The following contribution was prepared at the request of the Committee on Nutrition as a step towards filling a long-felt need, namely, statement of the essential principles governing scientific appraisal of nutritional substances through clinical trials with humans. It is necessary to ascertain the validity of methods which may be employed for this purpose before attempting to devise practicable plans for clinical testing of products. Only on this basis can the results of clinical trials be properly evaluated. Pediatricians and manufacturers of nutritional products have both been handicapped in selection of truly beneficial products because of lack of suitable criteria for judging the effect of substances on nutrition in the period of rapid growth and development in infancy and childhood.
The critique which follows is not to be construed as a recommendation that any one of the methods mentioned is a superior approach in the conduct of clinical trials of substances, nor does it constitute a simple plan for specific clinical trials.
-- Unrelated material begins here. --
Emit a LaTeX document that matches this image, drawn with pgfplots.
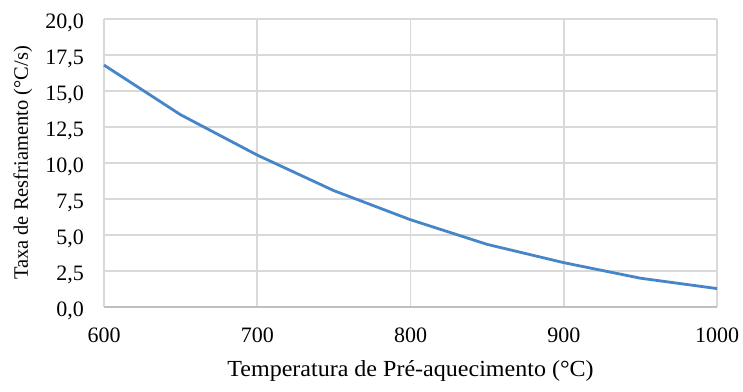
\documentclass[border=0pt]{standalone}
\usepackage{pgfplots}
\pgfplotsset{compat=1.18}
\usepackage{fontspec}
\setmainfont{Liberation Serif}
\newfontfamily\wideserif{Liberation Serif}[FakeStretch=1.045]
\definecolor{lineblue}{RGB}{70,134,200}
\definecolor{gridgray}{RGB}{217,217,217}
\definecolor{axgray}{RGB}{191,191,191}
\begin{document}
\begin{tikzpicture}[x=1bp,y=1bp]
\path[use as bounding box] (0,0) rectangle (743,391);
\begin{axis}[
  at={(104bp,84bp)}, anchor=south west,
  scale only axis,
  width=613bp, height=288bp,
  xmin=600, xmax=1000, ymin=0, ymax=20,
  xtick={600,700,...,1000},
  xticklabels={\mbox{600},\mbox{700},\mbox{800},\mbox{900},\mbox{1000}},
  ytick={0,2.5,...,20},
  yticklabels={\mbox{0,0},\mbox{2,5},\mbox{5,0},\mbox{7,5},\mbox{10,0},\mbox{12,5},\mbox{15,0},\mbox{17,5},\mbox{20,0}},
  grid=major,
  major grid style={gridgray, line width=1.6bp},
  axis line style={draw=none},
  axis x line*=bottom,
  axis y line*=left,
  tick style={draw=none},
  ticklabel style={font=\rmfamily\fontsize{22bp}{26bp}\selectfont, inner sep=0pt},
  xticklabel shift=0pt,
  yticklabel shift=0pt,
  xticklabel style={anchor=base, yshift=-35bp},
  yticklabel style={anchor=base east, xshift=-20bp, yshift=-9.5bp},
  xlabel style={font=\wideserif\fontsize{23bp}{27bp}\selectfont, inner sep=0pt,
    at={(axis description cs:0.5,-0.243)}, anchor=base},
  ylabel style={font=\rmfamily\fontsize{20.5bp}{24bp}\selectfont, inner sep=0pt,
    at={(axis description cs:-0.124,0.5)}, anchor=base},
  xlabel={Temperatura de Pré-aquecimento (°C)},
  ylabel={Taxa de Resfriamento (°C/s)},
  clip=false,
]
\draw[axgray, line width=2bp] (axis cs:600,0) -- (axis cs:1000,0);
\addplot[lineblue, line width=2.8bp, no marks] coordinates {
(600,16.8) (650,13.35) (700,10.55) (750,8.08) (800,6.06) (850,4.35) (900,3.08) (950,2.0) (1000,1.28)
};
\end{axis}
\end{tikzpicture}
\end{document}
Instead, it is emphasized that "uncritical use" of any technique is valueless. If one of these methods is to be employed (especially indirect measurements, such as short-term balance studies), to secure information on the effects of a substance on growth and nutrition, the considerations outlined must be respected.
Definition of ideal or optimal nutrition is not attempted in this communication. That would present even greater difficulties of an almost philosophic nature. The methods discussed are concerned with comparison of the state of nutrition achieved in test- and control-groups by substances under appraisal, through the use of various available indices.